4. Dimensão Evitação da Incerteza (IEI)
a) Descrição: refere-se à tolerância de uma sociedade relativamente à incerteza e ambiguidade.
b) Países sem evitação da incerteza: como é o caso de Moçambique, as pessoas são mais tolerantes à incerteza, aceitam a ambiguidade e estão abertas à mudança.
c) Comportamentos (In)Seguros resultantes do IEI baixo: actualizar sistemas sem medo de disrupção: nestas culturas, as pessoas não temem fazer actualizações de sistemas e não receiam interrupções ou mudanças desconhecidas.
d) Tipos de cibercrime mais frequentes: nestas culturas, o spear-phishing⁸ e malware⁹.
5. Dimensão Orientação a Longo Prazo vs. Orientação a Curto Prazo (OLC)
a) Descrição: esta dimensão mede a maneira como as sociedades valorizam o planeamento de longo prazo, em comparação com a busca de sucesso imediato, estabilidade e respeito pelas normas sociais.
b) Países orientados ao curto prazo: como são os casos de Moçambique, anzânia e Nigéria, as pessoas são orientadas para o curto prazo e concentram-se no passado e no presente, valorizando a tradição e as normas sociais.
c) Comportamentos (In)Seguros resultantes da OLC baixa: adoptar tecnologias emergentes sem avaliação de segurança: em culturas com orientação de curto prazo, as pessoas estão mais dispostas a adoptar tecnologias emergentes rapidamente, sem considerar completamente as implicações de segurança a longo prazo.
d) Tipos de cibercrime mais frequentes: nestas culturas, ataques a dispositivos IoT, ransomware, engenharia social⁴.

6. Dimensão Indulgência vs. Restrição (INR)

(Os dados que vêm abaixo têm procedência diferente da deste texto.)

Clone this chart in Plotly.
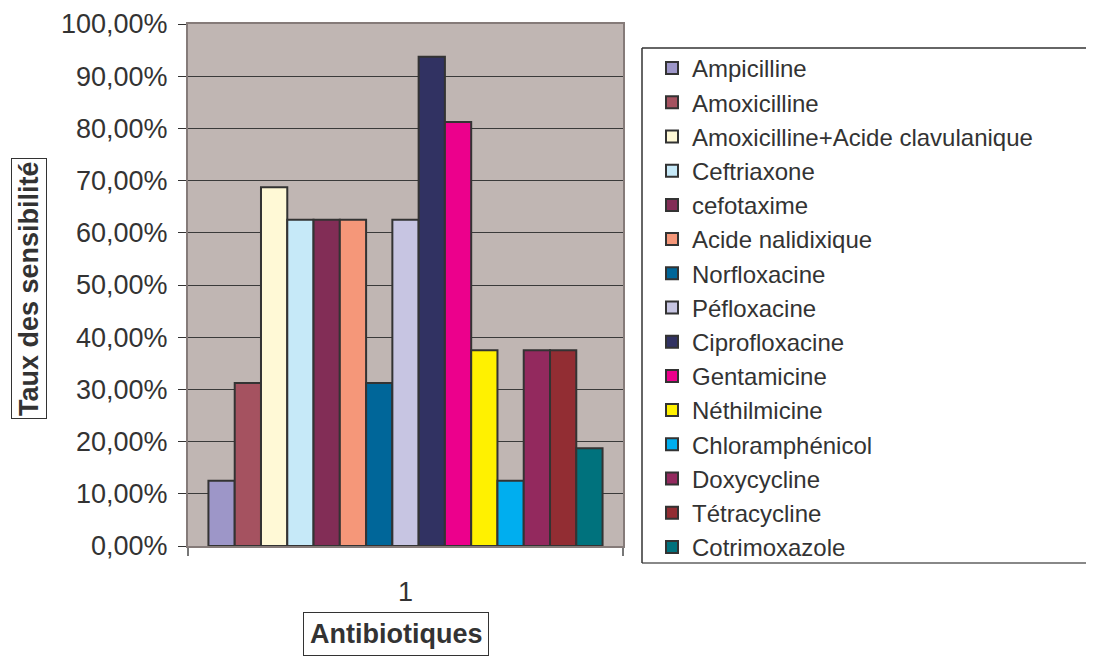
import plotly.graph_objects as go

categories = ["1"]
antibiotics = [
    "Ampicilline", "Amoxicilline", "Amoxicilline+Acide clavulanique",
    "Ceftriaxone", "cefotaxime", "Acide nalidixique", "Norfloxacine",
    "Péfloxacine", "Ciprofloxacine", "Gentamicine", "Néthilmicine",
    "Chloramphénicol", "Doxycycline", "Tétracycline", "Cotrimoxazole",
]
rates = [
    0.125, 0.3125, 0.6875, 0.625, 0.625, 0.625, 0.3125,
    0.625, 0.9375, 0.8125, 0.375, 0.125, 0.375, 0.375, 0.1875,
]
colors = [
    "#9d96c8", "#a55260", "#fff9d6", "#c6e9f8", "#822d56", "#f59779", "#006699",
    "#c7c5e2", "#313262", "#ec008c", "#fff100", "#00aeef", "#93295e", "#922d33",
    "#00727d",
]
y_ticks = [i / 10 for i in range(11)]

FONT = "Liberation Sans, Arial, sans-serif"
# the page body has an 8px margin, so work in page pixels and offset
OFF = 8
W, H = 1094 - OFF, 657 - OFF
L, R, T, B = 188, 623, 24, 546


def px_x(p):
    return (p - L) / (R - L)


def px_y(p):
    return (B - p) / (B - T)


fig = go.Figure()
for name, val, col in zip(antibiotics, rates, colors):
    fig.add_trace(go.Bar(
        x=categories, y=[val], name=name,
        marker=dict(color=col, line=dict(color="#333333", width=2)),
    ))

# legend frame: open on the right, it runs off the page
box_l, box_r, box_t, box_b = px_x(642), px_x(1200), px_y(48), px_y(563)
frame = dict(type="line", xref="paper", yref="paper",
             line=dict(color="#333333", width=1.5))
legend_frame = [
    dict(frame, x0=box_l, x1=box_r, y0=box_t, y1=box_t),
    dict(frame, x0=box_l, x1=box_r, y0=box_b, y1=box_b,
         line=dict(color="#888888", width=2)),
    dict(frame, x0=box_l, x1=box_l, y0=box_b, y1=box_t),
]

fig.update_layout(
    width=W, height=H,
    margin=dict(l=L - OFF, r=1094 - R, t=T - OFF, b=657 - B, autoexpand=False),
    paper_bgcolor="white",
    plot_bgcolor="#c0b6b3",
    barmode="group",
    bargap=0.094,
    bargroupgap=0,
    separators=", ",
    font=dict(family=FONT, color="#333333"),
    showlegend=True,
    legend=dict(
        x=px_x(652), y=px_y(46), xanchor="left", yanchor="top",
        font=dict(size=24, family=FONT, color="#333333"),
        bgcolor="rgba(0,0,0,0)", borderwidth=0,
        traceorder="normal", maxheight=620,
    ),
    xaxis=dict(
        type="category", range=[-0.5, 0.5], automargin=False,
        tickson="boundaries", ticks="outside", ticklen=8, tickcolor="#777",
        tickwidth=2,
        showline=True, linecolor="#857b79", linewidth=2, mirror=True,
        tickfont=dict(size=27, color="#333333"),
        ticklabelstandoff=21,
        showgrid=False,
    ),
    yaxis=dict(
        range=[0, 1], tickvals=y_ticks, tickformat=".2%", automargin=False,
        ticks="outside", ticklen=8, tickcolor="#333333",
        showline=True, linecolor="#857b79", linewidth=2, mirror=True,
        gridcolor="#3a3a3a", gridwidth=1,
        tickfont=dict(size=27, color="#333333"),
        ticklabelstandoff=5,
        zeroline=False,
    ),
    shapes=legend_frame,
    annotations=[
        dict(
            text="<b>Taux des sensibilité</b>", textangle=-90,
            xref="paper", yref="paper", x=px_x(29), y=px_y(289),
            xanchor="center", yanchor="middle",
            showarrow=False, font=dict(size=27, family=FONT, color="#333333"),
            bordercolor="#333333", borderwidth=1, borderpad=2, bgcolor="white",
        ),
        dict(
            text="<b>Antibiotiques</b>",
            xref="paper", yref="paper", x=px_x(396), y=px_y(612),
            xanchor="center", yanchor="top",
            showarrow=False, font=dict(size=27, family=FONT, color="#333333"),
            bordercolor="#333333", borderwidth=1, borderpad=6, bgcolor="white",
        ),
    ],
)

fig.write_html("out.html")
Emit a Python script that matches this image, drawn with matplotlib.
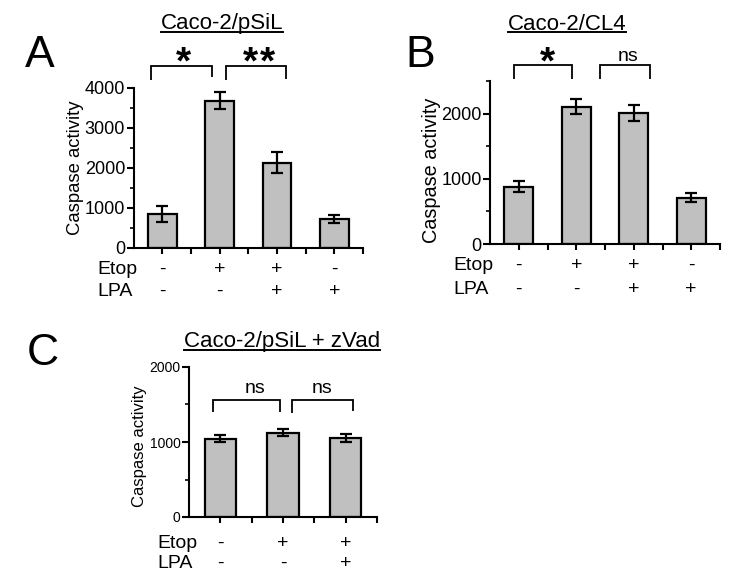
import matplotlib
matplotlib.use("Agg")
import matplotlib.pyplot as plt
import matplotlib.transforms as mt
import numpy as np
from matplotlib.lines import Line2D

plt.rcParams['font.family'] = ['Liberation Sans', 'DejaVu Sans']

# ---------------- data ----------------
a_vals = [860, 3680, 2130, 720]
a_err = [200, 210, 260, 100]
a_etop = ['-', '+', '+', '-']
a_lpa = ['-', '-', '+', '+']

b_vals = [880, 2105, 2005, 710]
b_err = [85, 113, 120, 72]
b_etop = ['-', '+', '+', '-']
b_lpa = ['-', '-', '+', '+']

c_vals = [1045, 1125, 1055]
c_err = [50, 48, 50]
c_etop = ['-', '+', '+']
c_lpa = ['-', '-', '+']

titles = ['Caco-2/pSiL', 'Caco-2/CL4', 'Caco-2/pSiL + zVad']
letters = ['A', 'B', 'C']
ylabel = 'Caspase activity'

W, H = 750, 574
fig = plt.figure(figsize=(7.5, 5.74), dpi=100)


def fx(p):
    return p / W


def fy(p):
    return 1 - p / H


def make_axes(l, r, t, b):
    return fig.add_axes([fx(l), fy(b), fx(r) - fx(l), fy(t) - fy(b)])


BAR_COLOR = '#c0c0c0'


def style_axes(ax, n, ymax, major, minor, tick_fs, ylab_fs):
    ax.set_xlim(-0.5, n - 0.5)
    ax.set_ylim(0, ymax)
    for s in ['top', 'right']:
        ax.spines[s].set_visible(False)
    for s in ['left', 'bottom']:
        ax.spines[s].set_linewidth(1.5)
    ax.set_yticks(np.arange(0, ymax + 1, major))
    ax.set_yticks(np.arange(minor, ymax + 1, 2 * minor), minor=True)
    ax.set_xticks(np.arange(0, n, 1.0))
    ax.set_xticks(np.arange(0.5, n - 0.4, 1.0), minor=True)
    ax.set_xticklabels([])
    ax.tick_params(axis='y', which='major', length=5, width=1.5, labelsize=tick_fs, pad=1)
    ax.tick_params(axis='y', which='minor', length=3, width=1.2)
    ax.tick_params(axis='x', which='both', length=4, width=1.5)
    ax.set_ylabel(ylabel, fontsize=ylab_fs, labelpad=2)


def draw_bars(ax, vals, err):
    x = np.arange(len(vals))
    ax.bar(x, vals, width=0.5, color=BAR_COLOR, edgecolor='black', linewidth=1.6, zorder=2)
    ax.errorbar(x, vals, yerr=err, fmt='none', ecolor='black', elinewidth=1.6,
                capsize=4, capthick=1.6, zorder=3)


def bracket(ax, x0, x1, ytop, yl, yr):
    ax.plot([x0, x0, x1, x1], [yl, ytop, ytop, yr], color='black', lw=1.3,
            clip_on=False, solid_capstyle='butt', solid_joinstyle='miter')


def rows(ax, etop, lpa, label_x, base1, base2, fs=14):
    tr = mt.blended_transform_factory(ax.transData, fig.transFigure)
    fig.text(fx(label_x), fy(base1), 'Etop', fontsize=fs, ha='left', va='baseline')
    fig.text(fx(label_x), fy(base2), 'LPA', fontsize=fs, ha='left', va='baseline')
    for i, (e, l) in enumerate(zip(etop, lpa)):
        ax.text(i, fy(base1), e, transform=tr, fontsize=fs, ha='center', va='baseline')
        ax.text(i, fy(base2), l, transform=tr, fontsize=fs, ha='center', va='baseline')


# ---------------- Panel A ----------------
axA = make_axes(133.5, 363, 88, 248)
draw_bars(axA, a_vals, a_err)
style_axes(axA, 4, 4000, 1000, 500, 13, 13.3)
axA.yaxis.set_label_coords(-0.215, 0.5)
bracket(axA, -0.19, 0.86, 4550, 4200, 4270)
bracket(axA, 1.12, 2.16, 4550, 4200, 4220)
rows(axA, a_etop, a_lpa, 97, 274, 296)

# ---------------- Panel B ----------------
axB = make_axes(490, 720, 81, 244)
draw_bars(axB, b_vals, b_err)
style_axes(axB, 4, 2500, 1000, 500, 13, 14.3)
axB.yaxis.set_label_coords(-0.215, 0.455)
bracket(axB, -0.09, 0.93, 2738, 2538, 2538)
bracket(axB, 1.42, 2.28, 2738, 2538, 2538)
rows(axB, b_etop, b_lpa, 453, 270, 294)

# ---------------- Panel C ----------------
axC = make_axes(189, 377, 367, 517)
draw_bars(axC, c_vals, c_err)
style_axes(axC, 3, 2000, 1000, 500, 10, 12)
axC.yaxis.set_label_coords(-0.225, 0.47)
bracket(axC, -0.11, 0.95, 1560, 1400, 1400)
bracket(axC, 1.15, 2.11, 1560, 1387, 1413)
rows(axC, c_etop, c_lpa, 157, 548, 568)

# ---------------- significance text ----------------
star_kw = dict(fontsize=28, fontweight='bold', ha='center', va='baseline')
fig.text(fx(183), fy(73), '*', **star_kw)
fig.text(fx(250), fy(73), '*', **star_kw)
fig.text(fx(267), fy(73), '*', **star_kw)
fig.text(fx(547), fy(73), '*', **star_kw)
fig.text(fx(628), fy(61), 'ns', fontsize=14, ha='center', va='baseline')
fig.text(fx(255), fy(393), 'ns', fontsize=14, ha='center', va='baseline')
fig.text(fx(322), fy(393), 'ns', fontsize=14, ha='center', va='baseline')

# ---------------- titles & letters ----------------
title_specs = [(222, 29, 32), (567, 30, 32), (282, 347, 350)]
title_objs = []
for t, (cx, base, ul) in zip(titles, title_specs):
    tobj = fig.text(fx(cx), fy(base), t, fontsize=16, ha='center', va='baseline')
    title_objs.append((tobj, ul))

fig.text(fx(25), fy(67), letters[0], fontsize=32, ha='left', va='baseline')
fig.text(fx(405), fy(67), letters[1], fontsize=32, ha='left', va='baseline')
fig.text(fx(27), fy(365), letters[2], fontsize=32, ha='left', va='baseline')

fig.canvas.draw()
renderer = fig.canvas.get_renderer()
for tobj, ul in title_objs:
    bb = tobj.get_window_extent(renderer)
    x0, x1 = bb.x0 / W, bb.x1 / W
    fig.add_artist(Line2D([x0, x1], [fy(ul), fy(ul)], transform=fig.transFigure,
                          color='black', lw=1.4))

fig.savefig('out.png', dpi=100)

a) Descrição: refere-se ao modo como as sociedades lidam com as suas próprias paixões e desejos humanos. Culturas com baixa pontuação na escala de INR tendem a controlar e limitar as expressões emocionais.
b) Países com alta escala de indulgência: como é o caso de Moçambique, tendem a permitir a gratificação imediata de desejos pessoais e emocionais.
c) Comportamentos (In)Seguros resultantes do INR baixo: compartilhar informações pessoais em redes sociais: em culturas com alta indulgência, as pessoas podem ser mais propensas a compartilhar informações pessoais e detalhes das suas vidas nas redes sociais, buscando gratificação e conexão emocional.
d) Tipos de cibercrime mais frequentes: nestas culturas, roubo de identidade, violações de privacidade.
C. Conclusão
- Neste artigo analisei a cultura através das dimensões de Hofstede, e percebemos como esta influencia os comportamentos (in)seguros online.
- Em sociedades como a moçambicana, com alta distância hierárquica, há maior aceitação de autoridade, impactando a adesão às políticas de segurança cibernética.
- Além disso, o colectivismo influencia a protecção de informações, reflectindo a valorização do grupo sobre o indivíduo.
- A masculinidade pode levar a assumir riscos excessivos online, enquanto a baixa evitação da incerteza pode resultar em menor cautela com links e e-mails suspeitos.
- A orientação a curto prazo pode promover a adopção rápida de tecnologias sem considerar a segurança.
- E a indulgência pode levar a compartilhamento excessivo de informações pessoais.
- A consciência da interconexão entre cultura e (In)Segurança é o primeiro passo para promover uma cibersegurança eficaz e mitigar o impacto negativo dessas ameaças nas sociedades¹⁰ .
¹ Promovido pelo INTIC, no passado dia 5 de Setembro de 2023.
² KLUCKHOHN, Clyde: «O coração da cultura é constituído por ideias tradicionais e de valores que estão ligados».
³ Engenharia Social: É uma forma de manipulação psicológica para persuadir alguém a realizar acções específicas.
⁴ HOFSTEDE, Geert (2001) “Culture’s Consequences: comparing values, behaviors, institutions, and organizations across nations”.
⁵ Moçambique nas seis dimensões culturais de Geert Hofstede, conferir: https://clearlycultural.com/geert-hofstede-cultural-dimensions/power-distance-index/
⁶ Phishing: ciberataques em massa. Os criminosos exploram a falta de discernimento dos utilizadores que, ao clicarem em links falsos, acabam por revelar, sem querer, informações confidenciais.
⁷ Ransomware: esquema de sequestro de dados sensíveis que se baseia na encriptação dos ficheiros de um utilizador e na exigência de um resgate em troca da chave de desencriptação.
⁸ Spear-phishing: e-mails falsificados direccionados a indivíduos.
⁹ Malware: é uma abreviatura de “software malicioso”.
¹⁰ Outros autores e livros relevantes nesta matéria: CLARKE, Richard et all, “The Fifth Domain: Defending Our Country, Our Companies, and Ourselves in the Age of Cyber Threats”.